Vance began to publicly change course when he launched his Senate campaign in 2021. He deleted tweets from 2016 that included him calling Trump “reprehensible” and an “idiot.” In another deleted tweet following the release of the “Access Hollywood” tape on which Trump said fame enabled him to grope women, Vance wrote: “Fellow Christians, everyone is watching us when we apologize for this man. Lord help us.”

PBS

"Trump has just so thoroughly failed"

“Trump has just so thoroughly failed to deliver on his economic populism (excepting a disjointed China policy),” Vance wrote in February 2020.

Washington Post

"They voted for him for racist reasons"

“There is definitely an element of Donald Trump’s support that has its basis in racism, xenophobia, but a lot of these folks are just really hardworking people who are struggling in really important ways,” Vance said in a September 2016 “PBS NewsHour” Interview.

“Definitely some people who voted for Trump were racist and they voted for him for racist reasons,” Vance said in an interview at the University of Chicago’s Institute of Politics.

CNN

"I don’t really care what happens to Ukraine"

“I gotta be honest with you, I don’t really care what happens to Ukraine one way or another,” Vance said

Motherjones

"Leading the white working class to a very dark place"

As Trump continued to campaign, Vance amped up the messaging, warning on NPR that Trump was “leading the white working class to a very dark place," with campaign promises that ranged from "immoral to absurd" (as he wrote in USA Today).

People

"No Moral Equivalence"

In August 2017, Vance took to X (formerly Twitter) and criticized Trump’s response to the white supremacist violence in Charlottesville.

“There is no moral equivalence between the anti-racist protestors in Charlottesville and the killer (and his ilk),” Vance posted.
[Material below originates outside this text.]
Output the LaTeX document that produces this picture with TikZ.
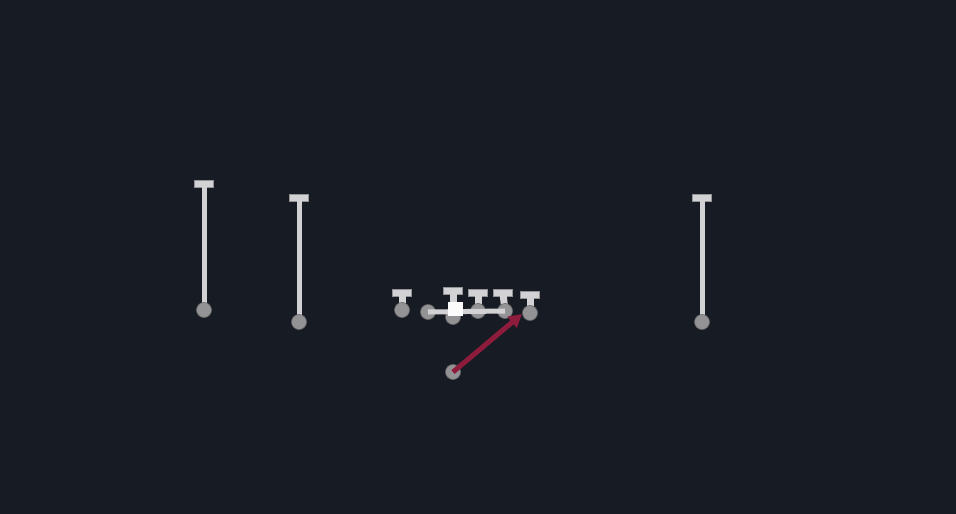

The post came after the former president said he had “no doubt” that members on both sides of violent Charlottesville protests were to blame.

Global News

Sexual Assault

Vance also suggested in 2016 he was inclined to believe a woman who accused Trump of sexual assault, saying on “Hardball with Chris Matthews”: “This is sort of he said/she said, right? And at the end of the day, do you believe Donald Trump who always tells the truth? Just kidding, or do you believe that woman on the tape?

Forbes

"Massive Finger Pointer"

In another 2016 interview about his book, Vance told a reporter that, although his background would have made him a natural Trump supporter, “the reason, ultimately, that I am not … is because I think that (Trump) is the most-raw expression of a massive finger pointed at other people.”

PBS

"Skeptical of Donald Trump in 2016"

"I was certainly skeptical of Donald Trump in 2016, but President Trump was a great president, and he changed my mind," the freshman senator said. "I think he changed the minds of a lot of Americans because, again, he delivered that peace and prosperity."

Yahoo

So let's see how this stands up...

[Skepticism] is a questioning attitude or doubt toward knowledge claims that are seen as mere belief or dogma.

wiki

A good interviewer would ask him to explain. They should not stop at "I changed my mind" or "skepticism". They should ask for specifically what happened to change his mind.